Before starting, please note that some fields are required for all submissions and some are optional (unless they're the key difference between yours and another similar version already in the database). If you're new to Submitting stick to the required fields only. You can see which ones they are in this Quick Start Guide For New Contributors.

The following numbers will be indicated on the images below to show you where to find them:

  1. Title
  2. Artist
  3. Label
  4. Catalog Number
  5. Companies / Recording Locations (Optional)
  6. Credits (Optional)
  7. Rights Societies (Optional)
  8. Track Durations (Optional)
  9. Track Titles
  10. Label Matrix Number (Optional)
  11. Label Code (Optional)
  12. Runout Matrix Number (Optional) 

Example 1: LP Jacket, Front Cover

Starting with the front cover and working clockwise, we have the title, artist, label, catalog number (note the one on the spine next to #5, both should be entered), and a company credit, which is optional. This alone should fill out the first four fields on the Submission Form.

Example of an LP Jacket's Front Cover

Example 2: LP Jacket, Back Cover

On the back cover, we can see some of the same information as on the front cover. If there are discrepancies between information on different parts of the release, please note those in the Release Notes. With the exception of the track listing and the alternate catalog number, all information on this back cover example is optional.

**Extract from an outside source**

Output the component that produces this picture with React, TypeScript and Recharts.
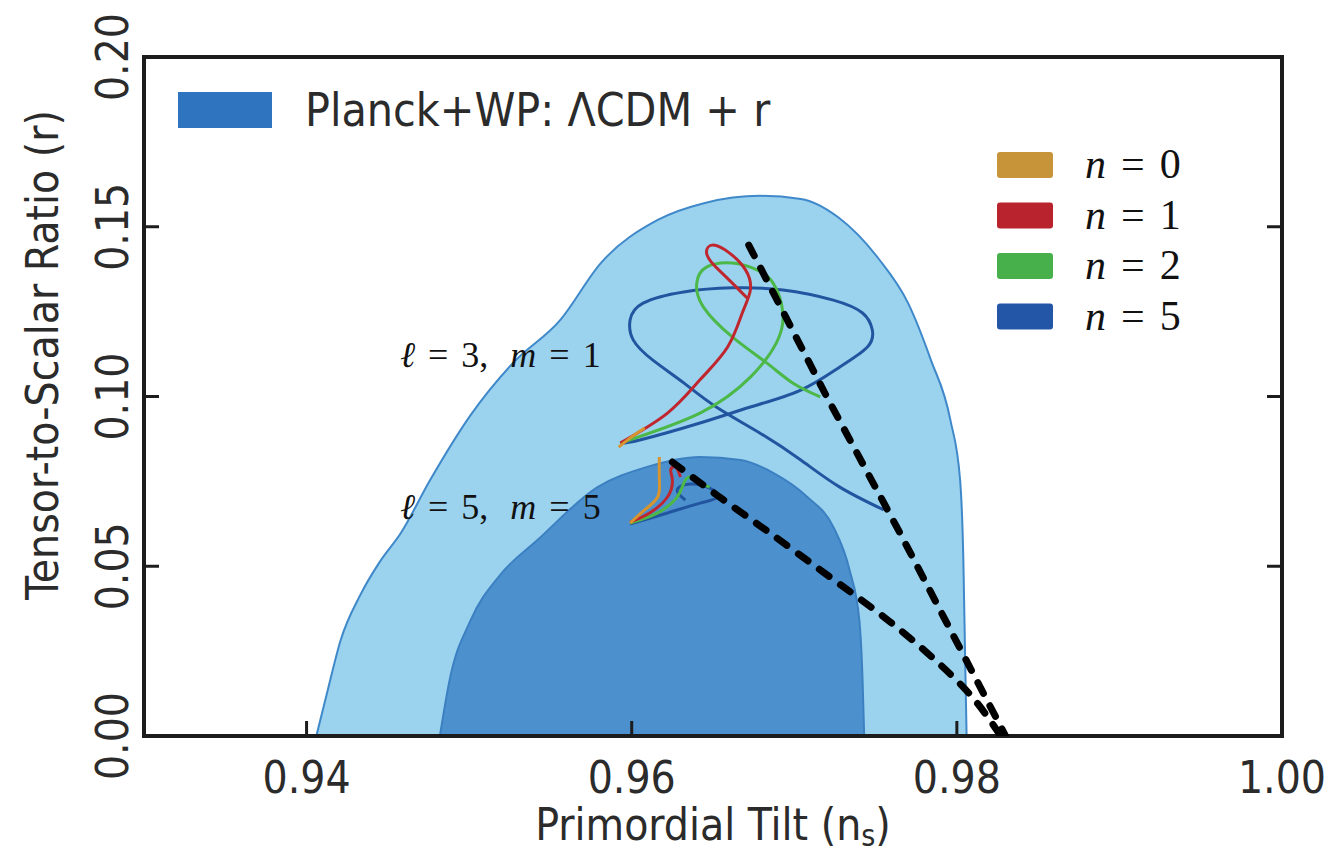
import { ComposedChart, Area, Line, XAxis, YAxis, ReferenceArea } from 'recharts';

/* ───────── Data ───────── */

const X_TICKS = [0.94, 0.96, 0.98, 1.0];
const Y_TICKS = [0, 0.05, 0.1, 0.15, 0.2];
const Y_TICKS_RIGHT = [0.05, 0.1, 0.15];

// Planck+WP contours, upper boundary (lower boundary is r = 0)
const CONTOUR_95 = [
  { ns: 0.9406, r: 0 }, { ns: 0.9413, r: 0.0135 }, { ns: 0.9421, r: 0.0283 },
  { ns: 0.9433, r: 0.0415 }, { ns: 0.9445, r: 0.0513 }, { ns: 0.9458, r: 0.0598 },
  { ns: 0.9476, r: 0.0754 }, { ns: 0.9501, r: 0.0946 }, { ns: 0.9527, r: 0.1099 },
  { ns: 0.9556, r: 0.1225 }, { ns: 0.9581, r: 0.1393 }, { ns: 0.9616, r: 0.152 },
  { ns: 0.9645, r: 0.157 }, { ns: 0.9679, r: 0.1591 }, { ns: 0.9704, r: 0.1582 },
  { ns: 0.9727, r: 0.1528 }, { ns: 0.9752, r: 0.1405 }, { ns: 0.977, r: 0.1275 },
  { ns: 0.9784, r: 0.1108 }, { ns: 0.9796, r: 0.0931 }, { ns: 0.9802, r: 0.0754 },
  { ns: 0.9804, r: 0.0518 }, { ns: 0.9805, r: 0.0253 }, { ns: 0.9806, r: 0 },
];

const CONTOUR_68 = [
  { ns: 0.9482, r: 0 }, { ns: 0.9488, r: 0.0165 }, { ns: 0.9501, r: 0.0342 },
  { ns: 0.9519, r: 0.0474 }, { ns: 0.9542, r: 0.0577 }, { ns: 0.9579, r: 0.0733 },
  { ns: 0.9609, r: 0.0792 }, { ns: 0.9642, r: 0.0822 }, { ns: 0.9667, r: 0.0813 },
  { ns: 0.9687, r: 0.0775 }, { ns: 0.9708, r: 0.0704 }, { ns: 0.9724, r: 0.0616 },
  { ns: 0.9734, r: 0.0489 }, { ns: 0.974, r: 0.0342 }, { ns: 0.9742, r: 0.0165 },
  { ns: 0.9743, r: 0 },
];

// dashed black lines
const DASH_UPPER = [
  { ns: 0.9672, r: 0.1446 }, { ns: 0.972, r: 0.0999 }, { ns: 0.9765, r: 0.0598 }, { ns: 0.983, r: 0 },
];
const DASH_LOWER = [
  { ns: 0.9625, r: 0.0807 }, { ns: 0.9654, r: 0.0704 }, { ns: 0.9685, r: 0.0598 },
  { ns: 0.9722, r: 0.0468 }, { ns: 0.9759, r: 0.0336 }, { ns: 0.979, r: 0.0209 },
  { ns: 0.9811, r: 0.0106 }, { ns: 0.9827, r: 0 },
];

// l = 3, m = 1 trajectories
const L3_N0 = [
  { ns: 0.9592, r: 0.0851 }, { ns: 0.96, r: 0.0881 }, { ns: 0.9608, r: 0.0907 },
];
const L3_N1 = [
  { ns: 0.9593, r: 0.0863 }, { ns: 0.9622, r: 0.0951 }, { ns: 0.9642, r: 0.1049 },
  { ns: 0.9659, r: 0.1146 }, { ns: 0.9668, r: 0.1246 }, { ns: 0.9673, r: 0.1314 },
  { ns: 0.967, r: 0.1373 }, { ns: 0.966, r: 0.1423 }, { ns: 0.965, r: 0.1446 },
  { ns: 0.9646, r: 0.1426 }, { ns: 0.965, r: 0.139 }, { ns: 0.966, r: 0.1343 },
  { ns: 0.9671, r: 0.129 },
];
const L3_N2 = [
  { ns: 0.9593, r: 0.0863 }, { ns: 0.9642, r: 0.0951 }, { ns: 0.9673, r: 0.1057 },
  { ns: 0.9689, r: 0.1158 }, { ns: 0.9693, r: 0.1246 }, { ns: 0.9687, r: 0.1334 },
  { ns: 0.9677, r: 0.1373 }, { ns: 0.9662, r: 0.1393 }, { ns: 0.9646, r: 0.1381 },
  { ns: 0.964, r: 0.1334 }, { ns: 0.9644, r: 0.1264 }, { ns: 0.9662, r: 0.1175 },
  { ns: 0.9683, r: 0.1099 }, { ns: 0.9699, r: 0.104 }, { ns: 0.9716, r: 0.0999 },
];
const L3_N5 = [
  { ns: 0.9593, r: 0.0863 }, { ns: 0.9605, r: 0.0872 }, { ns: 0.9642, r: 0.0922 },
  { ns: 0.9673, r: 0.0969 }, { ns: 0.9704, r: 0.1019 }, { ns: 0.9728, r: 0.1087 },
  { ns: 0.9745, r: 0.1146 }, { ns: 0.9748, r: 0.1196 }, { ns: 0.9742, r: 0.1246 },
  { ns: 0.9724, r: 0.1284 }, { ns: 0.9693, r: 0.1314 }, { ns: 0.9662, r: 0.132 },
  { ns: 0.9632, r: 0.1308 }, { ns: 0.9607, r: 0.1275 }, { ns: 0.9599, r: 0.1225 },
  { ns: 0.9601, r: 0.1166 }, { ns: 0.9613, r: 0.1107 }, { ns: 0.9632, r: 0.104 },
  { ns: 0.9652, r: 0.0969 }, { ns: 0.9679, r: 0.0892 }, { ns: 0.9704, r: 0.0813 },
  { ns: 0.9728, r: 0.0733 }, { ns: 0.9755, r: 0.0666 },
];

// l = 5, m = 5 trajectories
const L5_N0 = [
  { ns: 0.9599, r: 0.0627 }, { ns: 0.9608, r: 0.0666 }, { ns: 0.9616, r: 0.0704 },
  { ns: 0.9617, r: 0.0754 }, { ns: 0.9617, r: 0.0822 },
];
const L5_N1 = [
  { ns: 0.9599, r: 0.063 }, { ns: 0.9611, r: 0.0657 }, { ns: 0.9622, r: 0.0704 },
  { ns: 0.9625, r: 0.0754 }, { ns: 0.9624, r: 0.0784 }, { ns: 0.9627, r: 0.0792 },
  { ns: 0.963, r: 0.0763 },
];
const L5_N2 = [
  { ns: 0.9599, r: 0.0627 }, { ns: 0.9616, r: 0.0657 }, { ns: 0.9628, r: 0.0704 },
  { ns: 0.9632, r: 0.0745 }, { ns: 0.9636, r: 0.0763 }, { ns: 0.9642, r: 0.0745 },
  { ns: 0.9648, r: 0.0733 },
];
const L5_N5 = [
  { ns: 0.9599, r: 0.0624 }, { ns: 0.9622, r: 0.0657 }, { ns: 0.9642, r: 0.0686 },
  { ns: 0.9653, r: 0.0704 }, { ns: 0.9648, r: 0.073 }, { ns: 0.9636, r: 0.0742 },
  { ns: 0.9628, r: 0.0725 }, { ns: 0.9633, r: 0.0695 },
];

const N_LABELS = ['0', '1', '2', '5'];

/* ───────── Theme ───────── */

const COLORS = {
  outer: '#9bd3ef',
  outerEdge: '#3f88c9',
  inner: '#4c91cd',
  innerEdge: '#3c80c2',
  planck: '#2f74bf',
  n0: '#d8942f',
  n1: '#c0262e',
  n2: '#4cb848',
  n5: '#22559f',
  axis: '#1c1c1c',
  text: '#2b2b2b',
};
const LEGEND_SWATCH = ['#c8943a', '#b8232e', '#47b04a', '#2456a8'];

const SANS = "'Liberation Sans Narrow', 'DejaVu Sans Condensed', 'Roboto', sans-serif";
const SERIF = "'Liberation Serif', 'DejaVu Serif', serif";

/* ───────── Ticks ───────── */

function XTick({ x, payload }: any) {
  return (
    <text x={x} y={793} textAnchor="middle" fontFamily={SANS} fontSize={44} fill={COLORS.text}>
      {Number(payload.value).toFixed(2)}
    </text>
  );
}

function YTick({ y, payload }: any) {
  return (
    <text x={128} y={y} transform={`rotate(-90 128 ${y})`} textAnchor="middle" fontFamily={SANS} fontSize={44} fill={COLORS.text}>
      {Number(payload.value).toFixed(2)}
    </text>
  );
}

const curve = (data: any[], color: string, key: string, width = 3) => (
  <Line
    key={key}
    data={data}
    dataKey="r"
    yAxisId="L"
    type="natural"
    stroke={color}
    strokeWidth={width}
    dot={false}
    activeDot={false}
    isAnimationActive={false}
  />
);

function ModelLabel({ y, l, m }: { y: number; l: string; m: string }) {
  return (
    <text x={400} y={y} fontFamily={SERIF} fontSize={36} fill="#111">
      <tspan fontStyle="italic">ℓ</tspan>
      <tspan dx={13}>=</tspan>
      <tspan dx={13}>{l},</tspan>
      <tspan dx={22} fontStyle="italic">m</tspan>
      <tspan dx={13}>=</tspan>
      <tspan dx={13}>{m}</tspan>
    </text>
  );
}

export default function App() {
  return (
    <div style={{ position: 'absolute', left: 0, top: 0, width: 1330, height: 859, background: '#fff' }}>
      <ComposedChart width={1330} height={859} margin={{ top: 57, right: 47, bottom: 122, left: 143 }}>
        <XAxis
          type="number"
          dataKey="ns"
          domain={[0.93, 1.0]}
          ticks={X_TICKS}
          allowDataOverflow
          height={1}
          axisLine={false}
          tickSize={-15}
          tickLine={{ stroke: COLORS.axis, strokeWidth: 3 }}
          tick={(p: any) => <XTick {...p} />}
        />
        <YAxis
          yAxisId="L"
          type="number"
          domain={[0, 0.2]}
          ticks={Y_TICKS}
          allowDataOverflow
          width={1}
          axisLine={false}
          tickSize={-15}
          tickLine={{ stroke: COLORS.axis, strokeWidth: 3 }}
          tick={(p: any) => <YTick {...p} />}
        />
        <YAxis
          yAxisId="R"
          orientation="right"
          type="number"
          domain={[0, 0.2]}
          ticks={Y_TICKS_RIGHT}
          allowDataOverflow
          width={1}
          axisLine={false}
          tickSize={-15}
          tickLine={{ stroke: COLORS.axis, strokeWidth: 3 }}
          tick={() => <g />}
        />

        <Area data={CONTOUR_95} dataKey="r" yAxisId="L" type="monotoneX" fill={COLORS.outer} fillOpacity={1}
          stroke={COLORS.outerEdge} strokeWidth={2} dot={false} activeDot={false} isAnimationActive={false} />
        <Area data={CONTOUR_68} dataKey="r" yAxisId="L" type="monotoneX" fill={COLORS.inner} fillOpacity={1}
          stroke={COLORS.innerEdge} strokeWidth={2} dot={false} activeDot={false} isAnimationActive={false} />

        {curve(L3_N5, COLORS.n5, 'l3n5')}
        {curve(L3_N2, COLORS.n2, 'l3n2')}
        {curve(L3_N1, COLORS.n1, 'l3n1')}
        {curve(L3_N0, COLORS.n0, 'l3n0')}
        {curve(L5_N5, COLORS.n5, 'l5n5')}
        {curve(L5_N2, COLORS.n2, 'l5n2')}
        {curve(L5_N1, COLORS.n1, 'l5n1')}
        {curve(L5_N0, COLORS.n0, 'l5n0')}

        <Line data={DASH_UPPER} dataKey="r" yAxisId="R" type="linear" stroke="#000" strokeWidth={7}
          strokeDasharray="12 14" strokeLinecap="round" dot={false} activeDot={false} isAnimationActive={false} />
        <Line data={DASH_LOWER} dataKey="r" yAxisId="L" type="natural" stroke="#000" strokeWidth={7}
          strokeDasharray="12 14" strokeLinecap="round" dot={false} activeDot={false} isAnimationActive={false} />

        <ReferenceArea yAxisId="L" x1={0.93} x2={1.0} y1={0} y2={0.2} fill="none" fillOpacity={0}
          stroke={COLORS.axis} strokeWidth={4} ifOverflow="visible" />
      </ComposedChart>

      <svg width={1330} height={859} style={{ position: 'absolute', left: 0, top: 0, pointerEvents: 'none' }}>
        {/* axis titles */}
        <text x={713} y={840} textAnchor="middle" fontFamily={SANS} fontSize={44} fill={COLORS.text}>
          Primordial Tilt (n<tspan fontSize={30} dy={6}>s</tspan><tspan dy={-6}>)</tspan>
        </text>
        <text x={58} y={355} transform="rotate(-90 58 355)" textAnchor="middle" fontFamily={SANS} fontSize={44} fill={COLORS.text}>
          Tensor-to-Scalar Ratio (r)
        </text>

        {/* Planck legend */}
        <rect x={178} y={92} width={94} height={36} fill={COLORS.planck} />
        <text x={305} y={126} fontFamily={SANS} fontSize={46} fill={COLORS.text}>Planck+WP: ΛCDM + r</text>

        {/* n legend */}
        {N_LABELS.map((n, i) => (
          <g key={n}>
            <rect x={997} y={152 + i * 50.5} width={56} height={26} rx={3} fill={LEGEND_SWATCH[i]} />
            <text x={1085} y={178 + i * 50.5} fontFamily={SERIF} fontSize={42} fill="#111">
              <tspan fontStyle="italic">n</tspan>
              <tspan dx={15}>=</tspan>
              <tspan dx={15}>{n}</tspan>
            </text>
          </g>
        ))}

        {/* model annotations */}
        <ModelLabel y={367} l="3" m="1" />
        <ModelLabel y={519} l="5" m="5" />
      </svg>
    </div>
  );
}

Example of an LP Jacket's Back Cover

Example 3: LP Label, US Release

Example of a US Release LP Label

Example 4: LP Label, EU Release

Information on labels may differ depending upon where the record was marketed, but many have similarities. For example, US releases largely do not have Label Codes, Price Codes, or Deposito Legal codes, where many European releases do. Again, all of that information is optional, but recommended. Note in this case, the artist name in example 3 is slightly different from the artist name on its front cover (example 1). When there are differences in the title, the one on the front cover should be used in most cases. The conflicting information should be noted in the Release Notes as well.

Example of an EU Release LP Label

Example 5: Runout Area

Chances are, at some point you will need to inspect the runout area of a record to determine which pressing it is and to see if there are similar versions in the database. Discogs allows unique submissions to be made for different manufacturers, some of which can only be determined from this area. This Community built list serves as a fantastic resource for determining what those codes may mean and how to enter them. This is largely optional, but can be rewarding. These should be entered as a complete string with single spaces between larger gaps.


Example of an LP's Runout Area

Some releases may have custom inner liners, stickers or other places where information can be extracted from. If there are any questions, please create a forum thread so that experienced contributors can help out!